__INFORMATION SUPPLIED__:
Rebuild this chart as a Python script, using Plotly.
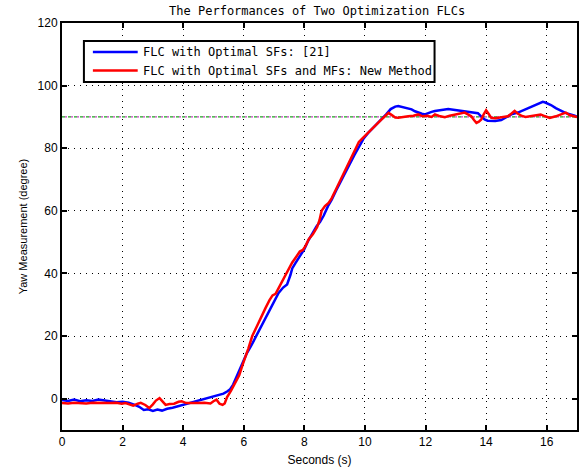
import plotly.graph_objects as go

# ---------------- data ----------------
blue_t = [0, 0.2, 0.4, 0.6, 0.8, 1.0, 1.2, 1.4, 1.6, 1.8, 2.0, 2.2, 2.4, 2.55, 2.7, 2.85,
          3.0, 3.15, 3.3, 3.47, 3.65, 3.8, 4.0, 4.13, 4.3, 4.45, 4.6, 4.78, 4.95, 5.1, 5.25,
          5.33, 5.45, 5.55, 5.65, 5.8, 5.95, 6.1, 6.25, 6.4, 6.55, 6.7, 6.85, 7.0, 7.15, 7.3,
          7.43, 7.54, 7.6, 7.7, 7.85, 8.0, 8.13, 8.26, 8.4, 8.52, 8.64, 8.78, 8.9, 9.05, 9.2,
          9.35, 9.5, 9.65, 9.8, 9.95, 10.1, 10.25, 10.4, 10.55, 10.7, 10.85, 11.0, 11.1, 11.25,
          11.4, 11.54, 11.65, 11.76, 11.88, 11.98, 12.1, 12.2, 12.31, 12.45, 12.6, 12.75, 12.86,
          13.0, 13.15, 13.29, 13.45, 13.6, 13.73, 13.85, 13.95, 14.05, 14.17, 14.3, 14.5, 14.65,
          14.83, 15.05, 15.25, 15.48, 15.65, 15.8, 15.87, 15.95, 16.05, 16.14, 16.3, 16.47,
          16.6, 16.7, 16.8, 16.9, 17.0]
blue_v = [-0.4, -0.7, -0.3, -0.8, -0.5, -0.7, -0.3, -0.6, -0.9, -1.1, -1.0, -1.3, -2.0, -2.6,
          -3.6, -3.4, -3.9, -3.5, -3.8, -3.2, -2.9, -2.5, -2.0, -1.6, -1.2, -0.8, -0.3, 0.3,
          0.7, 1.1, 1.4, 1.6, 2.3, 3.0, 4.5, 8.0, 11.5, 14.5, 17.0, 19.8, 22.5, 25.8, 28.5,
          31.2, 33.8, 35.5, 36.5, 39.5, 41.6, 43.2, 45.5, 47.8, 50.5, 52.9, 55.0, 56.5, 58.5,
          61.5, 63.5, 66.5, 69.5, 72.0, 75.0, 77.8, 80.5, 83.0, 84.8, 86.3, 87.5, 89.0, 90.8,
          92.5, 93.3, 93.5, 93.2, 92.8, 92.4, 91.8, 91.3, 91.0, 90.8, 91.3, 91.6, 91.9, 92.1,
          92.3, 92.5, 92.4, 92.2, 92.0, 92.0, 91.7, 91.5, 91.2, 90.0, 89.2, 88.8, 88.7, 88.7,
          89.0, 89.8, 90.8, 91.4, 92.2, 93.0, 93.8, 94.5, 94.8, 94.6, 94.3, 93.8, 92.8, 91.9,
          91.4, 91.0, 90.8, 90.5, 90.1]

red_t = [0, 0.2, 0.4, 0.6, 0.8, 1.0, 1.2, 1.4, 1.6, 1.8, 1.97, 2.1, 2.2, 2.35, 2.5, 2.6, 2.75,
         2.88, 3.0, 3.1, 3.22, 3.32, 3.42, 3.55, 3.7, 3.85, 3.95, 4.1, 4.3, 4.5, 4.7, 4.9, 5.0,
         5.1, 5.2, 5.3, 5.37, 5.45, 5.58, 5.68, 5.75, 5.85, 5.95, 6.05, 6.15, 6.28, 6.4, 6.5,
         6.6, 6.72, 6.85, 6.95, 7.05, 7.16, 7.28, 7.4, 7.5, 7.6, 7.71, 7.85, 7.95, 8.04, 8.15,
         8.28, 8.42, 8.5, 8.57, 8.68, 8.8, 8.9, 9.05, 9.2, 9.35, 9.5, 9.65, 9.8, 9.95, 10.1,
         10.25, 10.4, 10.55, 10.67, 10.78, 10.9, 11.0, 11.1, 11.25, 11.43, 11.6, 11.76, 11.9,
         12.05, 12.2, 12.31, 12.45, 12.64, 12.8, 12.96, 13.1, 13.29, 13.4, 13.51, 13.6, 13.68,
         13.76, 13.84, 13.92, 14.0, 14.08, 14.17, 14.3, 14.39, 14.55, 14.72, 14.85, 14.94,
         15.05, 15.16, 15.3, 15.45, 15.6, 15.8, 15.95, 16.1, 16.3, 16.47, 16.63, 16.75, 16.88,
         17.0]
red_v = [-1.4, -1.5, -1.3, -1.4, -1.5, -1.3, -1.4, -1.5, -1.4, -1.3, -1.6, -1.4, -1.7, -2.2,
         -1.6, -1.3, -2.0, -3.0, -1.8, -0.6, 0.2, -1.0, -2.0, -1.7, -1.6, -1.0, -0.8, -1.4,
         -1.5, -1.4, -1.3, -1.5, -0.8, -0.3, -1.6, -2.0, -1.5, 0.5, 2.6, 4.5, 5.8, 7.5, 10.5,
         13.0, 16.0, 20.0, 22.5, 24.5, 27.0, 29.0, 31.5, 33.0, 33.5, 35.5, 37.5, 40.0, 42.0,
         43.5, 45.0, 47.0, 47.5, 48.8, 51.0, 52.5, 54.8, 57.0, 60.0, 61.5, 62.5, 64.0, 67.0,
         70.0, 73.0, 76.5, 79.0, 82.0, 83.5, 85.0, 86.5, 88.0, 89.2, 90.3, 91.3, 90.5, 89.8,
         89.7, 90.0, 90.2, 90.4, 90.8, 90.2, 90.4, 90.0, 90.8, 90.3, 89.9, 90.4, 90.8, 91.0,
         91.4, 90.8, 90.2, 89.0, 88.1, 88.5, 89.2, 90.8, 92.1, 91.0, 89.7, 89.6, 89.7, 89.9,
         90.2, 91.2, 91.9, 91.0, 90.4, 90.0, 90.2, 90.3, 90.8, 90.2, 89.7, 90.2, 90.8, 91.4,
         90.6, 90.2, 90.0]

ref_t = [0, 17]
ref_v = [90, 90]

x_ticks = [0, 2, 4, 6, 8, 10, 12, 14, 16]
y_ticks = [0, 20, 40, 60, 80, 100, 120]

title_text = "The Performances of Two Optimization FLCs"
series_names = ["FLC with Optimal SFs: [21]", "FLC with Optimal SFs and MFs: New Method"]
series_colors = ["#0000ff", "#ff0000"]

MONO = "DejaVu Sans Mono"
SANS = "Liberation Sans, Arial, sans-serif"

W, H = 582, 474
ML, MR, MT, MB = 62, 3, 23, 44
PW, PH = W - ML - MR, H - MT - MB


def px_x(p):
    return (p - ML) / PW


def px_y(p):
    return (H - MB - p) / PH


fig = go.Figure()

# reference (set-point) line drawn as overlapping coloured dashes
fig.add_trace(go.Scatter(x=ref_t, y=ref_v, mode="lines", showlegend=False, hoverinfo="skip",
                         line=dict(color="#20a020", width=1.2, dash="3px,3px")))
fig.add_trace(go.Scatter(x=ref_t, y=ref_v, mode="lines", showlegend=False, hoverinfo="skip",
                         line=dict(color="#c040c0", width=1.2, dash="0px,3px,2px,1px")))

fig.add_trace(go.Scatter(x=blue_t, y=blue_v, mode="lines", name=series_names[0],
                         showlegend=False, line=dict(color=series_colors[0], width=2.5)))
fig.add_trace(go.Scatter(x=red_t, y=red_v, mode="lines", name=series_names[1],
                         showlegend=False, line=dict(color=series_colors[1], width=2.5)))

axis_common = dict(showline=True, linecolor="black", linewidth=2, mirror="ticks",
                   ticks="inside", ticklen=5, tickwidth=1.5, tickcolor="black",
                   showgrid=True, gridcolor="black", gridwidth=1, griddash="1px,5px",
                   zeroline=False, tickfont=dict(family=SANS, size=12, color="black"))

fig.update_xaxes(range=[0, 17], tickvals=x_ticks, ticktext=[str(v) for v in x_ticks],
                 title=dict(text="Seconds (s)", font=dict(family=SANS, size=12, color="black"),
                            standoff=7),
                 **axis_common)
fig.update_yaxes(range=[-10, 120], tickvals=y_ticks, ticktext=[str(v) for v in y_ticks],
                 title=dict(text="Yaw Measurement (degree)",
                            font=dict(family=SANS, size=11, color="black"), standoff=8),
                 **axis_common)

# custom legend box (MATLAB style)
shapes = [dict(type="rect", xref="paper", yref="paper",
               x0=px_x(84), x1=px_x(436), y0=px_y(82), y1=px_y(41),
               line=dict(color="black", width=2), fillcolor="white", layer="above")]
annotations = []
for i, (name, col) in enumerate(zip(series_names, series_colors)):
    yy = 52 + 18.5 * i
    shapes.append(dict(type="line", xref="paper", yref="paper",
                       x0=px_x(93), x1=px_x(138), y0=px_y(yy), y1=px_y(yy),
                       line=dict(color=col, width=2.5), layer="above"))
    annotations.append(dict(xref="paper", yref="paper", x=px_x(141), y=px_y(yy),
                            xanchor="left", yanchor="middle", showarrow=False, text=name,
                            font=dict(family=MONO, size=12, color="black")))

fig.update_layout(
    width=W, height=H,
    margin=dict(l=ML, r=MR, t=MT, b=MB),
    paper_bgcolor="white", plot_bgcolor="white",
    title=dict(text=title_text, x=0.545, xanchor="center", y=1 - 11 / H, yanchor="middle",
               font=dict(family=MONO, size=12, color="black")),
    shapes=shapes, annotations=annotations,
    showlegend=False,
)

fig.write_html("out.html")
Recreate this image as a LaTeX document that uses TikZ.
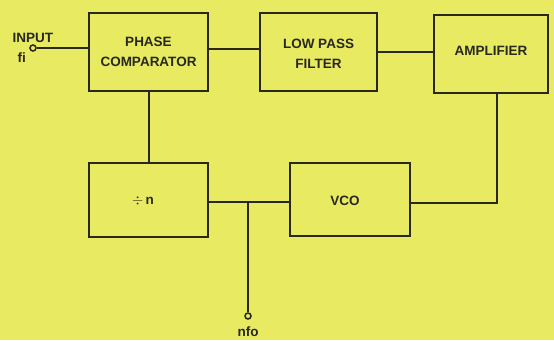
\documentclass[tikz,border=0pt]{standalone}
\usepackage{fontspec}
\setmainfont{Liberation Sans}
\definecolor{bg}{RGB}{232,234,98}
\definecolor{ink}{RGB}{40,40,30}
\begin{document}
\begin{tikzpicture}[x=1pt,y=-1pt,
  blk/.style={draw=ink,line width=2.2pt,minimum width=0pt,inner sep=0pt},
  wire/.style={draw=ink,line width=2.2pt},
  lbl/.style={text=ink,font=\fontsize{13.5}{20}\selectfont\bfseries,align=center},
  term/.style={circle,draw=ink,line width=1.5pt,inner sep=0pt,minimum size=6pt,fill=bg}]
\fill[bg] (0,0) rectangle (554,340);
\useasboundingbox (0,0) rectangle (554,340);
% blocks
\draw[blk] (89,13) rectangle (208,91);
\node[lbl] (pc) at (148.5,52) {PHASE\\COMPARATOR};
\coordinate (pcL) at (89,48);
\coordinate (pcR) at (208,49);
\coordinate (pcB) at (149,91);
\draw[blk] (260,13) rectangle (377,91);
\node[lbl] (lpf) at (318.5,54) {LOW PASS\\FILTER};
\coordinate (lpfL) at (260,49);
\coordinate (lpfR) at (377,52);
\draw[blk] (434,15) rectangle (548,93);
\node[lbl] (amp) at (491,51) {AMPLIFIER};
\coordinate (ampL) at (434,52);
\coordinate (ampB) at (497,93);
\draw[blk] (89,163) rectangle (208,237);
\node[lbl] (div) at (143,201) {$\div$\,n};
\coordinate (divT) at (149,163);
\coordinate (divR) at (208,202);
\draw[blk] (290,163) rectangle (410,236);
\node[lbl] (vco) at (345,201) {VCO};
\coordinate (vcoL) at (290,202);
\coordinate (vcoR) at (410,203);
% terminals
\node[term] (in) at (33,48) {};
\node[lbl,anchor=base west] (inlbl) at (9,42) {INPUT};
\node[lbl,anchor=base west] (filbl) at (14,62) {fi};
\coordinate (j) at (248,202);
\node[term] (out) at (248,316) {};
\node[lbl,anchor=base] (outlbl) at (248,336) {nfo};
% wires
\draw[wire] (in) -- (pcL);
\draw[wire] (pcR) -- (lpfL);
\draw[wire] (lpfR) -- (ampL);
\draw[wire] (ampB) |- (vcoR);
\draw[wire] (pcB) -- (divT);
\draw[wire] (divR) -- (vcoL);
\draw[wire] (j) -- (out);
\end{tikzpicture}
\end{document}
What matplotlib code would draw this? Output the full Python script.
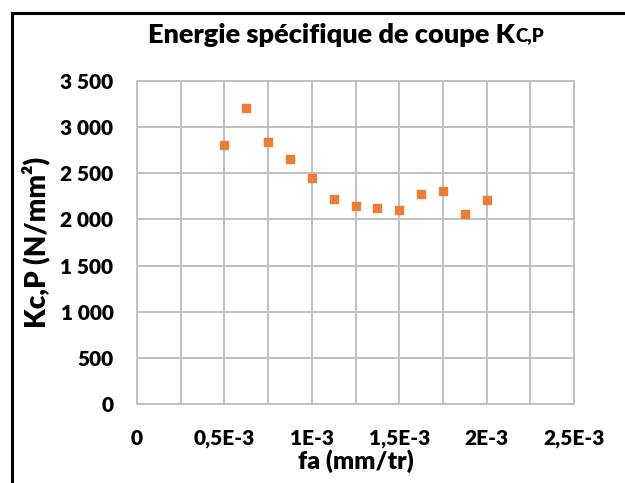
import matplotlib
matplotlib.use("Agg")
import matplotlib.pyplot as plt
from matplotlib.lines import Line2D

plt.rcParams['font.family'] = ['Lato', 'DejaVu Sans']

# avance par tour (mm/tr) et energie specifique de coupe (N/mm2)
fa = [0.5e-3, 0.625e-3, 0.75e-3, 0.875e-3, 1.0e-3, 1.125e-3, 1.25e-3,
      1.375e-3, 1.5e-3, 1.625e-3, 1.75e-3, 1.875e-3, 2.0e-3]
kcp = [2805, 3210, 2840, 2650, 2445, 2220, 2150, 2120, 2100, 2275, 2305, 2055, 2205]

x_ticks = [0, 0.5e-3, 1e-3, 1.5e-3, 2e-3, 2.5e-3]
x_labels = ['0', '0,5E-3', '1E-3', '1,5E-3', '2E-3', '2,5E-3']
y_ticks = [0, 500, 1000, 1500, 2000, 2500, 3000, 3500]
y_labels = ['0', '500', '1 000', '1 500', '2 000', '2 500', '3 000', '3 500']

grid_col = '#c0c0c0'

fig = plt.figure(figsize=(6.25, 4.83), dpi=100)
ax = fig.add_axes([0.2192, 0.1629, 0.6992, 0.67])

ax.plot(fa, kcp, linestyle='none', marker='s', ms=6, color='#ED7D31', zorder=3)

ax.set_xlim(0, 2.5e-3)
ax.set_ylim(0, 3500)
ax.set_xticks(x_ticks)
ax.set_xticklabels(x_labels, fontsize=15, fontweight='heavy')
ax.set_xticks([i * 0.25e-3 for i in range(11)], minor=True)
ax.set_yticks(y_ticks)
ax.set_yticklabels(y_labels, fontsize=15, fontweight='heavy')
ax.tick_params(axis='both', which='both', length=0)
ax.tick_params(axis='x', pad=18)
ax.tick_params(axis='y', pad=17)
ax.grid(True, which='both', color=grid_col, linewidth=1.4)
for s in ax.spines.values():
    s.set_color(grid_col)
    s.set_linewidth(1.4)

ax.set_xlabel('fa (mm/tr)', fontsize=18, fontweight='heavy', labelpad=1)
ax.set_ylabel('Kc,P (N/mm²)', fontsize=20, fontweight='heavy', labelpad=7)

# titre avec indice plus petit
t = fig.text(148 / 625, 0.927, 'Energie spécifique de coupe K', fontsize=19.5,
             fontweight='heavy', ha='left', va='center')
fig.canvas.draw()
bb = t.get_window_extent()
fig.text((bb.x1 + 1) / fig.bbox.width, (bb.y0 + 3) / fig.bbox.height, 'C,P',
         fontsize=13.5, fontweight='heavy', ha='left', va='bottom')

# cadre gauche et haut
fig.add_artist(Line2D([11.5 / 625, 11.5 / 625], [0, 1 - 13 / 483],
                      color='black', linewidth=2.2, transform=fig.transFigure))
fig.add_artist(Line2D([11.5 / 625, 1], [1 - 13 / 483, 1 - 13 / 483],
                      color='black', linewidth=2.2, transform=fig.transFigure))

fig.savefig('out.png', dpi=100)
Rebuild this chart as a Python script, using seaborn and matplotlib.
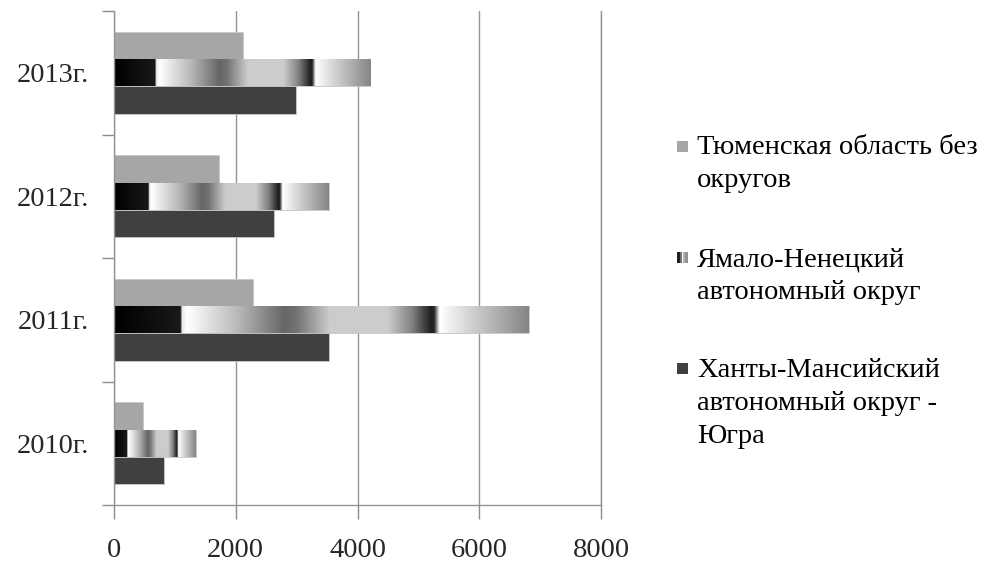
import numpy as np
import pandas as pd
import matplotlib
matplotlib.use("Agg")
import matplotlib.pyplot as plt
from matplotlib.patches import Rectangle
import seaborn as sns

years = ["2013г.", "2012г.", "2011г.", "2010г."]
series = ["Тюменская область без\nокругов",
          "Ямало-Ненецкий\nавтономный округ",
          "Ханты-Мансийский\nавтономный округ -\nЮгра"]
tyumen = [2126, 1732, 2280, 482]
yamal = [4208, 3529, 6811, 1343]
khmao = [2987, 2630, 3529, 828]

rows = []
for name, vals in zip(series, [tyumen, yamal, khmao]):
    for y, v in zip(years, vals):
        rows.append({"year": y, "series": name, "value": v})
df = pd.DataFrame(rows)

sns.set_style("white")
plt.rcParams["font.family"] = ["Liberation Serif", "DejaVu Serif"]
fs = 20.5

fig = plt.figure(figsize=(9.81, 5.64), dpi=100)
ax = fig.add_axes([114 / 981, 1 - 505 / 564, (601 - 114) / 981, (505 - 11) / 564])

palette = {series[0]: "#a6a6a6", series[1]: "#bdbdbd", series[2]: "#404040"}
sns.barplot(data=df, y="year", x="value", hue="series", order=years,
            hue_order=series, palette=palette, orient="h", width=0.665,
            saturation=1, edgecolor="#c8c8c8", linewidth=0.6, legend=False, ax=ax)

# gradient fill for the Yamal bars (Excel-style picture fill)
stops = [0.0, 0.16, 0.163, 0.175, 0.30, 0.41, 0.44, 0.52, 0.66, 0.72, 0.765, 0.772,
         0.785, 0.86, 1.0]
grays = [0.0, 0.10, 0.90, 1.0, 0.72, 0.40, 0.45, 0.80, 0.80, 0.50, 0.12, 0.15,
         1.0, 0.82, 0.52]
prof = np.interp(np.linspace(0, 1, 600), stops, grays)[None, :]
for bar in ax.containers[1]:
    x0, y0 = bar.get_x(), bar.get_y()
    w, h = bar.get_width(), bar.get_height()
    im = ax.imshow(prof, cmap="gray", vmin=0, vmax=1, aspect="auto",
                   extent=[x0, x0 + w, y0 + h, y0], zorder=bar.get_zorder() + 0.1,
                   interpolation="bilinear")
    im.set_clip_path(bar)

ax.set_xlim(0, 8000)
ax.set_ylim(3.5, -0.5)
ax.set_xticks([0, 2000, 4000, 6000, 8000])
ax.set_xticklabels(["0", "2000", "4000", "6000", "8000"], fontsize=fs)
ax.set_yticks([-0.5, 0.5, 1.5, 2.5, 3.5])
ax.set_yticklabels([])
ax.set_yticks([0, 1, 2, 3], minor=True)
ax.set_yticklabels(years, minor=True, fontsize=fs)
ax.tick_params(axis="y", which="major", length=9, width=1, color="#8c8c8c", left=True)
ax.tick_params(axis="y", which="minor", length=0, pad=18)
ax.tick_params(axis="x", length=10, width=1, color="#8c8c8c", bottom=True, pad=14)
ax.set_xlabel("")
ax.set_ylabel("")
ax.grid(axis="x", color="#959595", linewidth=1)
ax.set_axisbelow(True)
ax.spines["top"].set_visible(False)
for s in ["left", "bottom", "right"]:
    ax.spines[s].set_visible(True)
    ax.spines[s].set_color("#959595")
    ax.spines[s].set_linewidth(1)

# legend drawn beside the plot, marker aligned with first line
leg_colors = ["#a6a6a6", None, "#404040"]
first_base = [154, 266, 377]
marker_mid = [146, 257, 368]
line_step = 33
for i, name in enumerate(series):
    mx, my = 677 / 981, 1 - (marker_mid[i] + 5.5) / 564
    if leg_colors[i] is None:
        for k, c in enumerate(["#202020", "#707070", "#b0b0b0", "#909090"]):
            fig.add_artist(Rectangle((mx + k * 2.75 / 981, my), 2.75 / 981, 11 / 564,
                                     transform=fig.transFigure, color=c, lw=0))
    else:
        fig.add_artist(Rectangle((mx, my), 11 / 981, 11 / 564,
                                 transform=fig.transFigure, color=leg_colors[i], lw=0))
    for j, line in enumerate(name.split("\n")):
        fig.text(697 / 981, 1 - (first_base[i] + j * line_step) / 564, line,
                 fontsize=fs, va="baseline", ha="left", color="black")

fig.savefig("out.png", dpi=100)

__BRIEF__: Scan the listing above. Collect all lines with the word "script".

__WRITTEN SOLUTION__:
Rebuild this chart as a Python script, using Plotly.
What matplotlib code would draw this? Output the full Python script.
Rebuild this chart as a Python script, using seaborn and matplotlib.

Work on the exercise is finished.